A popular thesis since the 1930s is that a natural progression exists from currency wars to trade wars to shooting wars. Both history and analysis support this thesis.

Currency wars do not exist all the time; they arise under certain conditions and persist until there is either systemic reform or systemic collapse. The conditions that give rise to currency wars are too much debt and too little growth.

In those circumstances, countries try to steal growth from trading partners by cheapening their currencies to promote exports and create export-related jobs.

The problem with currency wars is that they are zero-sum or negative-sum games. It is true that countries can obtain short-term relief by cheapening their currencies, but sooner than later, their trading partners also cheapen their currencies to regain the export advantage.

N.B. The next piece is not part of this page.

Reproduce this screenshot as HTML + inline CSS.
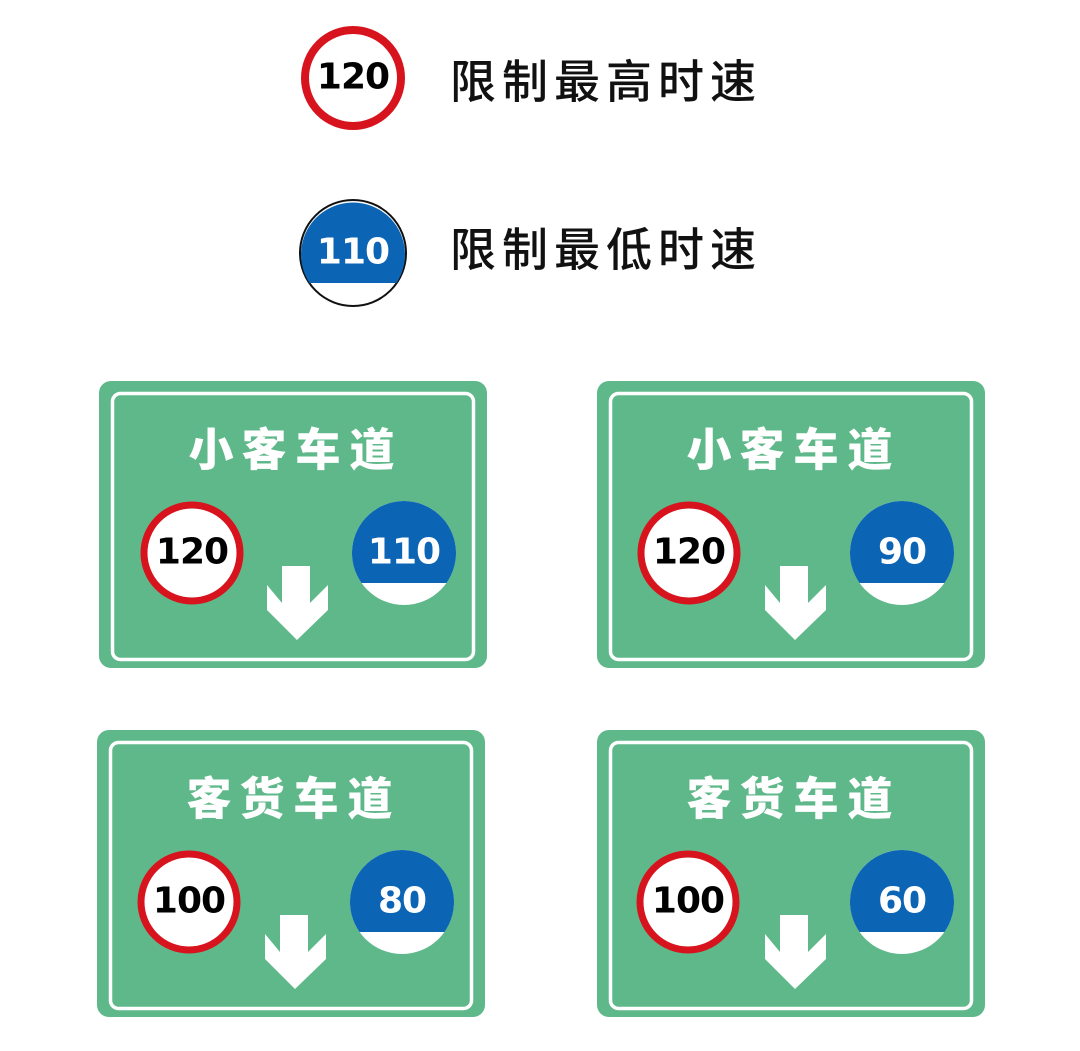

This process of tit-for-tat devaluations feeds on itself with the pendulum of short-term trade advantage swinging back and forth and no one getting any further ahead.

After a few years, the futility of currency wars becomes apparent, and countries resort to trade wars. This consists of punitive tariffs, export subsidies and nontariff barriers to trade.

The dynamic is the same as in a currency war. The first country to impose tariffs gets a short-term advantage, but retaliation is not long in coming and the initial advantage is eliminated as trading partners impose tariffs in response.

Trade wars produce the same result as currency wars. Despite the illusion of short-term advantage, in the long-run everyone is worse off. The original condition of too much debt and too little growth never goes away.

Finally, tensions rise, rival blocs are formed and a shooting war begins. The shooting wars often have a not-so-hidden economic grievance or rationale behind them.

The sequence in the early 20th century began with a currency war that started in Weimar Germany with a hyperinflation (1921–23) and then extended through a French devaluation (1925), a U.K. devaluation (1931), a U.S. devaluation (1933) and another French/U.K. devaluation (1936).

Meanwhile, a global trade war emerged after the Smoot-Hawley tariffs (1930) and comparable tariffs of trading partners of the U.S.

Finally, a shooting war progressed with the Japanese invasion of Manchuria (1931), the Japanese invasion of Beijing and China (1937), the German invasion of Poland (1939) and the Japanese attack on Pearl Harbor (1941).

Eventually, the world was engulfed in the flames of World War II, and the international monetary system came to a complete collapse until the Bretton Woods Conference in 1944.

Is this pattern repressing itself today?

Sadly, the answer appears to be yes. The new currency war began in January 2010 with efforts of the Obama administration to promote U.S. growth with a weak dollar. By August 2011, the U.S. dollar reached an all-time low on the Fed’s broad real index.

Other nations retaliated, and the period of the “cheap dollar” was followed by the “cheap euro” and “cheap yuan” after 2012.

Once again, currency wars proved to be a dead end.